Highlights from a past class

share the good

Guiding children in mindfulness

We started off the classes this week learning a new way to connect with the breath. A few of the children had mentioned last week that were finding it hard to connect with their breath in the “world out there”. This week I showed them a simple technique which I call Petal Breathing where you imagine your hand as a flower, with each finger being a petal. You trace the fingers and thumb of your hand with the fore finger of the other hand. You inhale on a trace up to a finger tip and then exhale on a trace back down to your hand. This leaves you with having taken in 5 deep breaths. The physical action of tracing the hand helps a child to stay focused on their breath.

We then moved straight into our theme for the week – Share the Good. I placed 20 M&Ms of various colours on a plate. We discussed whether they were all the same. Yes, they were all M&Ms but some were chipped, some were different colours, some had their M visible while others had their M on the underside. I then placed hot water in the plate and we waited and watched.

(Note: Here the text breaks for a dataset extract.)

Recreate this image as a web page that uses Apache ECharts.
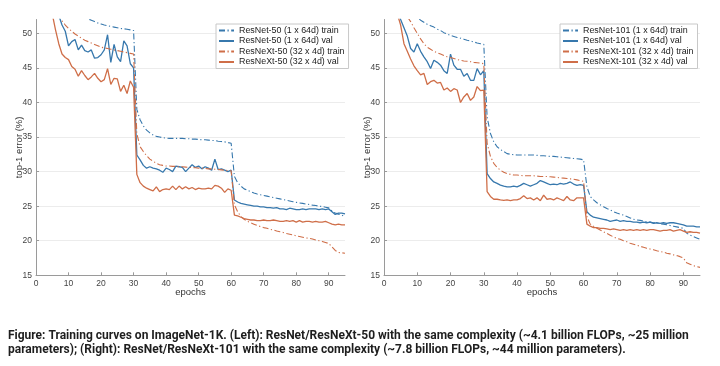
<!DOCTYPE html>
<html><head><meta charset="utf-8">
<script src="https://cdn.jsdelivr.net/npm/echarts@6/dist/echarts.min.js"></script>
<style>html,body{margin:0;padding:0;background:#fff}#c{width:720px;height:366px}</style>
</head><body><div id="c"></div>
<script>
// ---- Data (top-1 error %, epochs 1..95) ----
const L_resnet_train = [
80,70,65,62,60,58.5,57.3,56.3,55.5,54.8,
54.2,53.7,53.2,52.8,52.4,52.1,51.9,51.7,51.5,51.35,
51.2,51.1,51.0,50.9,50.8,50.7,50.65,50.6,50.5,50.4,
39.0,37.5,36.6,36.0,35.6,35.3,35.1,35.0,34.9,34.85,
34.8,34.8,34.8,34.8,34.8,34.75,34.75,34.7,34.7,34.65,
34.6,34.6,34.55,34.5,34.5,34.4,34.35,34.3,34.2,34.1,
29.3,28.4,27.9,27.5,27.3,27.1,26.9,26.75,26.65,26.55,
26.45,26.35,26.25,26.15,26.05,25.95,25.85,25.75,25.65,25.55,
25.45,25.4,25.3,25.25,25.15,25.1,25.0,24.95,24.85,24.75,
24.3,24.0,23.85,23.7,23.5];
const L_resnet_val = [
75,66,61,58,56,54,52.6,51.2,50.3,48.2,
48.8,49.1,47.6,48.3,47.5,47.3,47.6,46.4,46.5,46.9,
47.6,49.8,45.8,48.4,46.6,45.9,48.9,48.2,45.6,45.0,
32.4,31.7,30.9,30.5,30.7,30.5,30.4,30.2,29.9,30.5,
30.3,30.0,30.8,30.7,30.6,30.0,30.5,31.0,30.6,30.8,
30.4,30.7,30.5,30.2,31.8,30.3,30.4,30.2,30.0,30.2,
25.9,25.6,25.4,25.3,25.2,25.1,25.0,25.0,24.9,24.9,
24.8,24.8,24.7,24.8,24.6,24.6,24.5,24.7,24.6,24.5,
24.5,24.6,24.5,24.6,24.6,24.6,24.5,24.6,24.5,24.6,
24.2,23.8,24.0,24.0,23.9];
const L_resnext_train = [
72,63,59,56.5,55,53.8,52.7,51.8,51.2,50.7,
50.3,49.9,49.6,49.3,49.0,48.8,48.6,48.4,48.2,48.0,
47.9,47.8,47.7,47.6,47.5,47.4,47.3,47.2,47.1,47.0,
35.5,33.6,32.9,32.3,31.8,31.5,31.2,31.0,30.9,30.8,
30.8,30.75,30.75,30.7,30.7,30.65,30.6,30.6,30.55,30.5,
30.5,30.45,30.4,30.4,30.35,30.3,30.25,30.2,30.15,30.1,
25.2,24.2,23.5,23.1,22.8,22.6,22.4,22.2,22.05,21.9,
21.8,21.65,21.55,21.4,21.3,21.2,21.05,20.95,20.85,20.7,
20.6,20.5,20.4,20.35,20.25,20.1,20.0,19.9,19.75,19.6,
19.1,18.6,18.3,18.25,18.2];
const L_resnext_val = [
70,62,57,54.5,52.8,50.5,48.5,47.0,46.5,46.2,
45.2,44.8,43.8,44.6,43.9,43.3,43.7,44.2,43.5,43.0,
43.3,44.9,42.6,43.5,43.4,41.6,42.5,41.3,43.1,42.2,
29.6,28.4,27.9,27.6,27.4,27.2,27.8,27.1,27.4,27.5,
27.4,27.9,27.4,27.9,27.5,27.8,27.5,27.7,27.4,27.6,
27.5,27.5,27.6,27.5,28.0,27.9,27.6,27.0,27.5,27.3,
23.7,23.6,23.4,23.2,23.1,23.0,23.0,22.9,22.9,23.0,
22.9,22.9,23.0,22.9,22.8,22.8,22.9,22.8,22.9,22.7,
22.9,22.7,22.8,22.8,22.7,22.8,22.7,22.7,22.8,22.6,
22.4,22.3,22.4,22.3,22.3];
const R_resnet_train = [
85,74,68,64,61,58.5,56.6,55.0,53.8,52.3,
51.9,51.6,51.3,51.1,50.9,50.6,50.4,50.1,49.9,49.7,
49.55,49.4,49.3,49.15,49.0,48.9,48.75,48.6,48.5,48.4,
37.9,35.5,34.3,33.6,33.2,32.9,32.6,32.5,32.45,32.4,
32.4,32.4,32.4,32.4,32.4,32.35,32.3,32.3,32.25,32.2,
32.2,32.15,32.1,32.05,32.0,31.95,31.9,31.85,31.8,31.7,
27.8,26.4,25.9,25.5,25.2,24.9,24.65,24.45,24.2,24.0,
23.85,23.7,23.5,23.3,23.1,23.0,22.95,22.85,22.75,22.7,
22.6,22.55,22.45,22.4,22.3,22.2,22.1,22.0,21.9,21.8,
21.1,20.8,20.6,20.4,20.2];
const R_resnet_val = [
72,63,57,53.5,52.0,50.8,49.6,47.8,47.3,48.5,
47.4,46.6,45.9,44.9,46.1,45.8,45.4,44.6,44.2,47.0,
45.4,44.8,44.8,43.8,44.2,43.2,43.2,44.9,44.0,44.6,
29.7,29.0,28.5,28.3,28.05,27.9,27.8,27.8,27.9,27.8,
28.0,28.3,28.1,27.9,28.1,28.3,28.7,28.5,28.3,28.1,
28.2,28.1,28.3,28.2,28.3,28.5,28.2,28.0,28.1,28.0,
24.2,23.7,23.4,23.3,23.2,23.1,23.0,22.8,22.9,23.0,
22.8,22.9,22.8,22.8,22.7,22.7,22.6,22.7,22.6,22.7,
22.5,22.6,22.5,22.6,22.5,22.6,22.6,22.5,22.4,22.3,
22.1,22.1,22.1,22.0,22.0];
const R_resnext_train = [
75,66,61,57.5,55.2,53.6,52.4,51.7,50.8,50.0,
49.2,48.5,48.0,47.7,47.4,47.2,47.0,46.8,46.6,46.5,
46.35,46.2,46.1,46.0,45.95,45.9,45.8,45.75,45.7,45.6,
34.1,32.2,31.2,30.6,30.2,29.9,29.7,29.6,29.5,29.5,
29.45,29.4,29.4,29.4,29.4,29.35,29.3,29.3,29.3,29.25,
29.2,29.15,29.1,29.05,29.0,28.95,28.9,28.8,28.7,28.6,
23.5,22.4,22.1,21.8,21.55,21.3,21.05,20.8,20.55,20.35,
20.2,20.0,19.85,19.65,19.5,19.35,19.2,19.05,18.9,18.8,
18.7,18.55,18.45,18.35,18.2,18.1,17.95,17.85,17.7,17.5,
16.8,16.6,16.4,16.25,16.15];
const R_resnext_val = [
68,60,55.5,52.8,51.2,48.5,47.4,46.3,45.3,44.6,
44.0,44.2,42.6,43.0,43.2,42.8,42.9,41.8,42.1,41.6,
42.0,41.8,40.0,40.8,41.3,40.3,40.8,42.3,41.7,41.8,
27.1,26.4,26.0,26.0,25.9,25.85,25.9,25.8,25.9,25.9,
26.1,26.5,26.1,26.2,25.9,26.2,25.8,26.6,26.0,26.1,
25.9,26.2,26.0,25.8,26.4,25.9,25.8,26.2,26.2,26.2,
22.4,22.1,21.9,21.9,21.8,21.8,21.7,21.6,21.7,21.6,
21.5,21.6,21.5,21.6,21.5,21.6,21.5,21.6,21.5,21.6,
21.6,21.5,21.4,21.5,21.5,21.6,21.4,21.5,21.6,21.4,
21.2,21.3,21.2,21.2,21.1];

const legendLeft = ['ResNet-50 (1 x 64d) train','ResNet-50 (1 x 64d) val','ResNeXt-50 (32 x 4d) train','ResNeXt-50 (32 x 4d) val'];
const legendRight = ['ResNet-101 (1 x 64d) train','ResNet-101 (1 x 64d) val','ResNeXt-101 (32 x 4d) train','ResNeXt-101 (32 x 4d) val'];
const xTicks = [0,10,20,30,40,50,60,70,80,90];
const yTicks = [15,20,25,30,35,40,45,50];
const xLabel = 'epochs';
const yLabel = 'top-1 error (%)';
const caption = 'Figure: Training curves on ImageNet-1K. (Left): ResNet/ResNeXt-50 with the same complexity (~4.1 billion FLOPs, ~25 million\nparameters); (Right): ResNet/ResNeXt-101 with the same complexity (~7.8 billion FLOPs, ~44 million parameters).';

// ---- Chart ----
const BLUE = '#3778ad', ORANGE = '#cf6e48';
const DASHDOT = [6, 2.5, 1.2, 2.5];
const toPts = arr => arr.map((v, i) => [i + 1, v]);

function xAxis(gi) {
  return {
    gridIndex: gi, type: 'value', min: 0, max: 95, interval: 10,
    name: xLabel, nameLocation: 'middle', nameGap: 12, nameMoveOverlap: false,
    nameTextStyle: { fontSize: 9.5, color: '#333', fontFamily: 'Liberation Sans' },
    axisLine: { show: true, lineStyle: { color: '#9a9a9a', width: 1 } },
    axisTick: { show: true, inside: true, length: 3, lineStyle: { color: '#9a9a9a' } },
    axisLabel: { fontSize: 8.5, color: '#444', margin: 4, fontFamily: 'Liberation Sans', showMaxLabel: false,
      formatter: v => (xTicks.indexOf(v) >= 0 ? String(v) : '') },
    splitLine: { show: false }
  };
}
function yAxis(gi) {
  return {
    gridIndex: gi, type: 'value', min: 15, max: 52, interval: 5,
    name: yLabel, nameLocation: 'middle', nameGap: 12, nameMoveOverlap: false,
    nameTextStyle: { fontSize: 9.5, color: '#333', fontFamily: 'Liberation Sans' },
    axisLine: { show: true, lineStyle: { color: '#9a9a9a', width: 1 } },
    axisTick: { show: true, inside: true, length: 3, lineStyle: { color: '#9a9a9a' } },
    axisLabel: { fontSize: 8.5, color: '#444', margin: 4, fontFamily: 'Liberation Sans', showMaxLabel: false,
      formatter: v => (yTicks.indexOf(v) >= 0 ? String(v) : '') },
    splitLine: { show: true, showMaxLine: false, showMinLine: false, lineStyle: { color: '#ececec', width: 1 } }
  };
}
function ser(name, data, color, dashed, gi) {
  return {
    name, type: 'line', xAxisIndex: gi, yAxisIndex: gi, data: toPts(data),
    showSymbol: false, symbol: 'none', clip: true, animation: false,
    lineStyle: { color, width: dashed ? 1.1 : 1.3, type: dashed ? DASHDOT : 'solid' },
    itemStyle: { color }
  };
}
function legend(x, names) {
  return {
    data: names, orient: 'vertical', left: x, top: 24,
    itemWidth: 15, itemHeight: 9, itemGap: 1.5, padding: [2, 4, 2, 2],
    backgroundColor: '#fff', borderColor: '#c8c8c8', borderWidth: 1,
    itemStyle: { opacity: 0 },
    textStyle: { fontSize: 8.9, color: '#222', fontFamily: 'Liberation Sans', lineHeight: 9 },
    selectedMode: false
  };
}

const chart = echarts.init(document.getElementById('c'), null, { renderer: 'canvas' });
chart.setOption({
  animation: false,
  backgroundColor: '#fff',
  grid: [
    { left: 36, right: 375, top: 19.5, bottom: 90.7 },
    { left: 384, right: 20, top: 19.5, bottom: 90.7 }
  ],
  xAxis: [xAxis(0), xAxis(1)],
  yAxis: [yAxis(0), yAxis(1)],
  legend: [legend(216, legendLeft), legend(560, legendRight)],
  series: [
    ser(legendLeft[0], L_resnet_train, BLUE, true, 0),
    ser(legendLeft[1], L_resnet_val, BLUE, false, 0),
    ser(legendLeft[2], L_resnext_train, ORANGE, true, 0),
    ser(legendLeft[3], L_resnext_val, ORANGE, false, 0),
    ser(legendRight[0], R_resnet_train, BLUE, true, 1),
    ser(legendRight[1], R_resnet_val, BLUE, false, 1),
    ser(legendRight[2], R_resnext_train, ORANGE, true, 1),
    ser(legendRight[3], R_resnext_val, ORANGE, false, 1)
  ],
  graphic: [{
    type: 'text', left: 8, top: 329,
    style: { text: caption, font: 'bold 12px Roboto', fill: '#1e1e1e', lineHeight: 14 }
  }]
});
</script></body></html>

As the sugar coats of the M&Ms melted in the hot water, beautiful patterns of colours formed on the plate. The photos I took don’t do justice to how beautiful the patterns were! I explained to the children that, just as a beautiful pattern of colours was formed when the M&Ms shared their colours, when we share the goodness we have inside of us with others so too does something beautiful happen.

We thought about that for a bit while we continued to watch the sugar coats dissolve until all that was left was the inside chocolate bit. I asked the children whether the chocolate blobs left over were the same or different. The children answered correctly that they were clearly all the same – chocolate blobs! All the M&Ms looked the same on the inside despite originally having many differences with their outer sugar coats. So, in essence, the M&Ms were different, but the same. The same can be said about people. We discussed how people can look, think and be different to us yet we are all people. Different but yet the same.

We then had a time of sharing where each child was given an opportunity to share something they had in common with everyone present in the group, and then something that was special and unique about them. Some wonderful observations came through! A lot of the things we had in common were to do with body parts – 2 legs, 2 eyes, fingers, etc but one little guy in the youngest group said “We all have life.” Wow. I loved that. Some of the children felt a bit shy to share something that was special or different about them but the groups were wonderfully encouraging and the children helped each other to discover things that made them unique and special in the group.

It was then time for a tactile mindfulness exercise. I passed around a bag of stones and asked each child to pick one. I asked them to observe their stone closely. Was it rough or smooth? Was it one colour all over or a few different colours? Was it a circular shape or did it have sharp points? Did it feel heavy or light? Did it have any strange markings? I then asked all the children to put their stones into the middle. Again, we noted that although they were all stones, they were different. Again, the concept of different yet the same.

I then explained to the children that the stones made up a puzzle. Each stone had a white marking and when put together in the correct way, it formed a shape. It was wonderful to see the children working as a group trying out different variations. All the groups managed quite quickly to work out that it was a rectangle but even in that, there were some quite square rectangles while others were long and skinny. We spoke for a bit about how although each stone was different, each stone was important and was needed to complete the puzzle.

We then moved into some art work. I love the food-colouring-in-the-milk exercise (see “mindful art in motion” in this previous post) and I felt it worked beautifully in demonstrating how sharing our goodness with others helps add beauty to the world. We worked in small groups and each child had a chance to make the colours dance. As always, it was mesmerising! We then did something a bit different this time. I asked the children to write their name in big on a piece of paper. For the little ones, they drew a “symbol” which represented them. I then dipped the paper into the milk and voilà! A beautiful background of dancing colours behind their name – representative of all the beautiful colours of goodness inside of them waiting to be shared with others.

Finally, it was time for a guided visualisation. I took them on a journey to a beautiful lake. Still and calm. Where I encouraged them to connect with the deep goodness that exists in each one of us. To reach that goodness and let it come to the fore to be shared with others.

Finally, it was time to say goodbye. With the younger groups we ended off with the Mindful Minis Mantra – affirming and reassuring them for the week ahead. With the older groups we ended with a final breath awareness exercise and time for sharing.

I would like to leave you this week with the following quote from C.S. Lewis: “There is no excess of goodness. You cannot go too far in the right direction.